Unfortunately, typical training promotes a negative IdC. Swimming longer distances at a slower stroke rate, fatigue, and an arm entry parallel to the water surface all encourage a delay in beginning propulsion with the entry arm. The result is that swimmers are usually practicing an arm coordination that is counterproductive to swimming fast.

Fortunately, there are strategies that can help a swimmer learn to swim with a positive IdC and make use of the arm coordination that produces the fastest swimming. Optimizing the IdC requires 1.) mastering an effective downward angle on the arm entry, 2.) maintaining primarily backward hand motion as the torso rotates upward on the push phase, and 3.) gradually increasing the speed of the arm recovery with an increasing stroke rate. Any swimmers who hope to optimize performance would do well to evaluate their own IdC and work to improve it.


Interested in IdC? Follow the links below to learn more!

https://www.youtube.com/watch?v=DYn51lJxO6U

https://www.iat.uni-leipzig.de/datenbanken/iks/bms/Record/4019193

https://www.iat.uni-leipzig.de/datenbanken/iks/bms/Record/4032674

By | September 23rd, 2019|blog|0 Comments

Can Less Mean More?

How Triathletes Can Get the Most Out of Limited Time in the Water

We get it: There is a limited amount of time that a triathlete can spend training in any one sport. It doesn’t help that swimming is most likely not a triathlete’s favorite event – or that access to water for training might be a significant impediment to training year-round.  So how can you make your swimming more effective and improve your finish times – without increasing swim training times?

For starters, science doesn’t push for ever more time/distance in the water as the best way to improve your swim times. In fact, just the opposite is true: research suggests that even a limited time in the water can produce a substantial improvement in performance time. Obviously, no one is advocating that swim training isn’t required to be successful. Instead, this post – and the significant research behind it – suggests 5 ways you can make the most out of every swim.
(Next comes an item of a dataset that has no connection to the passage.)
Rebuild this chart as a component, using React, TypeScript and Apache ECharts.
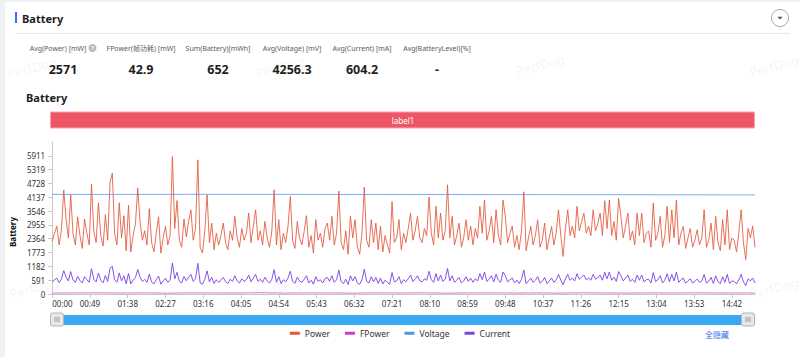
import React, { useEffect, useRef } from 'react';
import * as echarts from 'echarts';

// ---------- data ----------
const SAMPLE_STEP = 3; // seconds between Power / Current samples
const X_MAX = 912; // seconds covered by the record

const power = [
  2250, 2600, 2900, 2100, 2750, 4450, 3200, 2400, 4250, 2600, 2100, 3300, 2500, 1950, 3200, 2600, 2100, 4700, 2700, 2200,
  3900, 2500, 2050, 3400, 2300, 4750, 5170, 2600, 2100, 3900, 2400, 3350, 1850, 3800, 1800, 2500, 3000, 4530, 3100, 2300,
  2700, 2100, 3650, 2200, 1800, 2600, 3300, 1750, 2400, 2900, 2100, 2500, 5880, 2800, 4000, 2300, 2000, 3200, 2450, 3100,
  3600, 2300, 2800, 5740, 2000, 1750, 2700, 4240, 2200, 3030, 1900, 2600, 2100, 2500, 3030, 2200, 1900, 2700, 2300, 3320,
  2400, 2000, 2800, 2300, 2600, 3460, 2200, 2900, 3600, 2300, 2700, 2100, 3100, 2400, 2000, 2700, 4457, 2100, 3180, 1900,
  2600, 2200, 2900, 4170, 2300, 1950, 3100, 2400, 2100, 2700, 3350, 2000, 2500, 1750, 3180, 2300, 2600, 2000, 2800, 3030,
  2300, 3320, 2100, 2600, 4400, 2200, 1900, 2700, 1700, 3320, 2400, 3180, 2000, 1700, 2600, 4570, 2300, 2000, 3180, 2200,
  3030, 1900, 2900, 1800, 2500, 2100, 1750, 3950, 2200, 2400, 3180, 1900, 2600, 2200, 2800, 3460, 2300, 2700, 3320, 2400,
  2200, 2800, 2500, 4150, 2600, 2100, 3750, 2400, 3460, 2300, 2700, 4670, 2400, 3320, 2100, 2500, 3030, 2000, 2400, 3180,
  2300, 2900, 2100, 2800, 2400, 3750, 2600, 4020, 2300, 2700, 3320, 2200, 3600, 2500, 2100, 4020, 3320, 2200, 2600, 2900,
  2000, 2500, 1900, 2700, 4370, 1850, 2400, 2900, 2100, 2500, 3180, 2000, 2300, 3030, 1900, 2400, 2890, 2100, 2600, 3600,
  2500, 1610, 2800, 3600, 2500, 2900, 2400, 3750, 2700, 3100, 3460, 2600, 2900, 2500, 3600, 2700, 3000, 3460, 2500, 3990,
  2800, 4020, 2500, 3100, 2300, 4090, 3320, 2400, 2900, 3460, 2300, 2700, 2100, 3460, 2500, 3460, 2200, 2600, 2700, 2000,
  3890, 2300, 2600, 3320, 2000, 2500, 3750, 2200, 3600, 2400, 4020, 2100, 2600, 2890, 1950, 2400, 2800, 2000, 2300, 2750,
  2100, 2400, 3600, 2000, 2300, 3030, 1900, 3320, 2200, 1850, 3180, 2100, 3600, 1900, 2400, 2300, 1800, 2600, 3600, 2200,
  1470, 2800, 2400, 2900, 2000,
];

const current = [
  520, 610, 680, 490, 640, 1000, 720, 560, 960, 600, 500, 760, 580, 470, 740, 610, 500, 1080, 630, 520,
  900, 590, 480, 790, 540, 1100, 1180, 610, 500, 900, 560, 780, 440, 880, 430, 590, 700, 1050, 720, 540,
  630, 500, 850, 520, 430, 610, 770, 420, 560, 680, 500, 590, 1330, 650, 930, 540, 470, 750, 570, 720,
  840, 540, 650, 1310, 470, 420, 630, 990, 520, 710, 450, 610, 500, 590, 710, 520, 450, 630, 540, 780,
  560, 470, 650, 540, 610, 810, 520, 680, 840, 540, 630, 500, 720, 560, 470, 630, 1040, 500, 740, 450,
  610, 520, 680, 970, 540, 460, 720, 560, 500, 630, 780, 470, 590, 420, 740, 540, 610, 470, 650, 710,
  540, 780, 500, 610, 1020, 520, 450, 630, 410, 780, 560, 740, 470, 410, 610, 1060, 540, 470, 740, 520,
  710, 450, 680, 430, 590, 500, 420, 920, 520, 560, 740, 450, 610, 520, 650, 810, 540, 630, 780, 560,
  520, 650, 590, 970, 610, 500, 870, 560, 810, 540, 630, 1090, 560, 780, 500, 590, 710, 470, 560, 740,
  540, 680, 500, 650, 560, 870, 610, 940, 540, 630, 780, 520, 840, 590, 500, 940, 780, 520, 610, 680,
  470, 590, 450, 630, 1020, 440, 560, 680, 500, 590, 740, 470, 540, 710, 450, 560, 680, 500, 610, 840,
  590, 400, 650, 840, 590, 680, 560, 870, 630, 720, 810, 610, 680, 590, 840, 630, 700, 810, 590, 930,
  650, 940, 590, 720, 540, 960, 780, 560, 680, 810, 540, 630, 500, 810, 590, 810, 520, 610, 630, 470,
  910, 540, 610, 780, 470, 590, 870, 520, 840, 560, 940, 500, 610, 680, 460, 560, 650, 470, 540, 640,
  500, 560, 840, 470, 540, 710, 450, 780, 520, 440, 740, 500, 840, 450, 560, 540, 430, 610, 840, 520,
  360, 650, 560, 680, 470,
];

const slowTimes = [
  0, 30, 60, 90, 120, 150, 180, 210, 240, 270, 300, 330, 360, 390, 420, 450,
  480, 510, 540, 570, 600, 630, 660, 690, 720, 750, 780, 810, 840, 870, 900, 912,
];
const voltage = [
  4262, 4260, 4258, 4261, 4259, 4262, 4264, 4263, 4261, 4260, 4262, 4259, 4258, 4257, 4259, 4256,
  4255, 4257, 4254, 4252, 4251, 4253, 4250, 4248, 4249, 4246, 4245, 4243, 4244, 4241, 4240, 4238,
];
const fpower = [
  38, 45, 52, 40, 47, 35, 50, 43, 41, 55, 39, 46, 44, 37, 49, 42,
  51, 36, 44, 48, 40, 45, 38, 53, 42, 39, 47, 43, 50, 41, 44, 40,
];

const xTickLabels = [
  '00:00', '00:49', '01:38', '02:27', '03:16', '04:05', '04:54', '05:43', '06:32', '07:21',
  '08:10', '08:59', '09:48', '10:37', '11:26', '12:15', '13:04', '13:53', '14:42',
];
const yTickLabels = ['0', '591', '1182', '1773', '2364', '2955', '3546', '4137', '4728', '5319', '5911'];
const Y_STEP = 591.1;

const seriesNames = ['Power', 'FPower', 'Voltage', 'Current'];
const seriesColors = ['#e4573b', '#cc3fc4', '#4d93f0', '#7b3fe8'];

const statLabels = [
  'Avg(Power) [mW]', 'FPower(帧功耗) [mW]', 'Sum(Battery)[mWh]',
  'Avg(Voltage) [mV]', 'Avg(Current) [mA]', 'Avg(BatteryLevel)[%]',
];
const statValues = ['2571', '42.9', '652', '4256.3', '604.2', '-'];

// ---------- layout ----------
const FONT = '"Noto Sans", "Noto Sans CJK SC", sans-serif';
const statCenters = [63, 141, 218, 292, 362, 437];
const watermarkPos = [
  [32, 68], [280, 67], [540, 65], [774, 66],
  [34, 288], [277, 288], [535, 289], [774, 288],
];

const toSec = (l: string) => {
  const [m, s] = l.split(':').map(Number);
  return m * 60 + s;
};
const fmtTime = (v: number) => {
  const m = Math.floor(v / 60);
  const s = Math.round(v - m * 60);
  return `${String(m).padStart(2, '0')}:${String(s).padStart(2, '0')}`;
};

export default function App() {
  const ref = useRef<HTMLDivElement>(null);

  useEffect(() => {
    if (!ref.current) return;
    const chart = echarts.init(ref.current, null, { renderer: 'svg' });

    const xTicks = xTickLabels.map(toSec);
    const yTicks = yTickLabels.map((_, i) => i * Y_STEP);

    const graphic: any[] = [];
    // page background strips
    graphic.push({ type: 'rect', z: -20, shape: { x: 0, y: 0, width: 5, height: 357 }, style: { fill: '#eff1f5' } });
    graphic.push({ type: 'rect', z: -20, shape: { x: 0, y: 0, width: 800, height: 2 }, style: { fill: '#eff1f5' } });
    // watermarks
    watermarkPos.forEach(([x, y]) => {
      graphic.push({
        type: 'text', x, y, rotation: 0.26, z: -10, silent: true,
        style: { text: 'PerfDog', fontSize: 13, fontFamily: FONT, fill: 'rgba(0,0,0,0.065)', align: 'center', verticalAlign: 'middle' },
      });
    });
    // header
    graphic.push({ type: 'rect', shape: { x: 15, y: 12, width: 2, height: 11 }, style: { fill: '#3370ff' } });
    graphic.push({
      type: 'text', x: 22, y: 18,
      style: { text: 'Battery', fontSize: 11, fontWeight: 'bold', fontFamily: FONT, fill: '#1f1f1f', align: 'left', verticalAlign: 'middle' },
    });
    graphic.push({ type: 'rect', shape: { x: 15, y: 33, width: 775, height: 1 }, style: { fill: '#e8e8ec' } });
    graphic.push({ type: 'circle', shape: { cx: 780, cy: 18, r: 8.5 }, style: { fill: '#fff', stroke: '#a8a8b0', lineWidth: 1 } });
    graphic.push({ type: 'polygon', shape: { points: [[777.3, 16.8], [782.7, 16.8], [780, 19.6]] }, style: { fill: '#555' } });
    // stats
    statLabels.forEach((t, i) => {
      const cx = i === 0 ? statCenters[i] - 5 : statCenters[i];
      graphic.push({
        type: 'text', x: cx, y: 48,
        style: { text: t, fontSize: 7, fontFamily: FONT, fill: '#5c5c5c', align: 'center', verticalAlign: 'middle' },
      });
      graphic.push({
        type: 'text', x: statCenters[i], y: 69,
        style: { text: statValues[i], fontSize: 12.5, fontWeight: 'bold', fontFamily: FONT, fill: '#1f1f1f', align: 'center', verticalAlign: 'middle' },
      });
    });
    graphic.push({ type: 'circle', shape: { cx: 92.5, cy: 48, r: 4 }, style: { fill: '#b8b8be' } });
    graphic.push({
      type: 'text', x: 92.5, y: 48.3,
      style: { text: '?', fontSize: 6, fontWeight: 'bold', fontFamily: FONT, fill: '#fff', align: 'center', verticalAlign: 'middle' },
    });
    // chart title
    graphic.push({
      type: 'text', x: 26, y: 97,
      style: { text: 'Battery', fontSize: 11, fontWeight: 'bold', fontFamily: FONT, fill: '#1f1f1f', align: 'left', verticalAlign: 'middle' },
    });
    // label bar
    graphic.push({ type: 'rect', shape: { x: 50.5, y: 112, width: 704, height: 16 }, style: { fill: '#ee5565', stroke: '#f6a3ad', lineWidth: 1 } });
    graphic.push({
      type: 'text', x: 403, y: 120,
      style: { text: 'label1', fontSize: 8, fontFamily: FONT, fill: '#fff', align: 'center', verticalAlign: 'middle' },
    });
    // slider
    graphic.push({ type: 'rect', shape: { x: 50, y: 315, width: 705, height: 10 }, style: { fill: '#37a9f2' } });
    [50.5, 741.5].forEach((hx) => {
      graphic.push({ type: 'rect', shape: { x: hx, y: 313, width: 13, height: 13, r: 2 }, style: { fill: '#e8e8ea', stroke: '#b5b5b8', lineWidth: 1 } });
      [-2, 0, 2].forEach((d) => {
        graphic.push({ type: 'line', shape: { x1: hx + 6.5 + d, y1: 317, x2: hx + 6.5 + d, y2: 322 }, style: { stroke: '#8a8a8e', lineWidth: 0.8 } });
      });
    });
    // hide-all link
    graphic.push({
      type: 'text', x: 717, y: 334,
      style: { text: '全隐藏', fontSize: 8, fontFamily: FONT, fill: '#2f6ae8', align: 'center', verticalAlign: 'middle' },
    });

    const lineSeries = (name: string, color: string, data: number[][], opacity: number) => ({
      name, type: 'line', data, showSymbol: false, symbol: 'none', silent: true,
      lineStyle: { width: 1, color, opacity }, itemStyle: { color },
    });

    chart.setOption({
      animation: false,
      backgroundColor: '#fff',
      textStyle: { fontFamily: FONT },
      grid: { left: 50, right: 45, top: 142, bottom: 63 },
      legend: {
        data: seriesNames,
        top: 329, left: 'center',
        icon: 'rect', itemWidth: 10, itemHeight: 3, itemGap: 15, padding: 0,
        textStyle: { fontSize: 8.5, color: '#333', fontFamily: FONT },
      },
      xAxis: {
        type: 'value', min: 0, max: X_MAX,
        axisLine: { show: true, lineStyle: { color: '#c8c8c8' } },
        axisTick: { show: true, customValues: xTicks, length: 4, lineStyle: { color: '#c8c8c8' } },
        axisLabel: { customValues: xTicks, formatter: fmtTime, fontSize: 8, color: '#333', margin: 5, alignMinLabel: 'left', fontFamily: FONT },
        splitLine: { show: false },
      },
      yAxis: {
        type: 'value', min: 0, max: Y_STEP * 11,
        name: 'Battery', nameLocation: 'middle', nameGap: 31, nameRotate: 90,
        nameTextStyle: { fontSize: 8, fontWeight: 'bold', color: '#111', padding: [0, 28, 0, 0], fontFamily: FONT },
        axisLine: { show: true, lineStyle: { color: '#c8c8c8' } },
        axisTick: { show: true, customValues: yTicks, length: 4, lineStyle: { color: '#c8c8c8' } },
        axisLabel: {
          customValues: yTicks,
          formatter: (v: number) => yTickLabels[Math.round(v / Y_STEP)] ?? '',
          fontSize: 8, color: '#333', margin: 7, fontFamily: FONT,
        },
        splitLine: { show: false },
      },
      series: [
        lineSeries(seriesNames[0], seriesColors[0], power.map((v, i) => [i * SAMPLE_STEP, v]), 0.85),
        lineSeries(seriesNames[1], seriesColors[1], fpower.map((v, i) => [slowTimes[i], v]), 0.7),
        lineSeries(seriesNames[2], seriesColors[2], voltage.map((v, i) => [slowTimes[i], v]), 0.75),
        lineSeries(seriesNames[3], seriesColors[3], current.map((v, i) => [i * SAMPLE_STEP, v]), 0.9),
      ],
      graphic: { elements: graphic },
    });

    return () => chart.dispose();
  }, []);

  return <div ref={ref} style={{ position: 'absolute', left: 0, top: 0, width: 800, height: 357 }} />;
}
  1. Dedicate a large portion of your time in the water to swimming slow. This allows you to avoid fatigue and focus more on technique.  Your goal is to establish a regular routine of short, slow swims with the priority on skill improvement.  (Your endurance training with your biking and running make this focus on technique swimming possible.)
  2. Practice breathing less frequently to improve visual input. When swimming slower, a swimmer can minimize the number of breathing strokes. If the head is motionless on nonbreathing strokes, swimmers can better focus on visual input. They will be more certain of what they see and be better able to control their movements using visual feedback. This will also help when you are swimming in open water when conditions are less than ideal.
  3. Set a goal and work towards improving technique on every swim. Strokes performed with an ineffective technique (because of fatigue, speed, breathing, etc.), are not likely to improve or reinforce effective technique. It is essential to practice your technique to develop skills that enable you to swim faster. It’s far better to swim more slowly while focusing on technique elements like arm entry, head position, pulling through to the thigh on each stroke, etc., than it is to swim as fast as possible for as long as possible.
  4. When possible, practice in race-specific conditions. The ultimate goal of skill-learning is to maintain the most effective technique throughout an entire race. A reduced distance regimen allows more time for swimmers to practice under simulated race conditions (i.e. choppy water, swells, transitions). For example, training sets that include a start from shore provide swimmers with the opportunity to practice starts.
  5. Get feedback from a coach or fellow triathlete. While many triathletes work regularly with both sport and strength coaches, many do not. For both, asking for feedback on some aspect of your swimming technique can provide valuable information. For example: Is your head level when not breathing? Do you raise your elbows the same way on left/right hand strokes? Are you “dragging” your legs or is your body position basically level? Are you rolling your body excessively when you begin your stroke? This kind of feedback is essential to improving technique. If you are fortunate enough to have a swim coach, don’t be shy about asking for a regular short technique assessment. Getting a friend to video record your stroke for you to see can also be an eyeopener.

The bottom line: A limited amount of time spent swimming results in fewer stroke cycles and allows a triathlete to focus on technique in a way that enables lasting change.  Fewer cycles also mean less shoulder stress and pain. Shoulders that are not stressed and not suffering from inflammation are not as likely to interfere with swimming, biking or running. Which means: you can get the most out of your practice swims, swim faster with better technique, and devote more time to the rest of your packed schedule.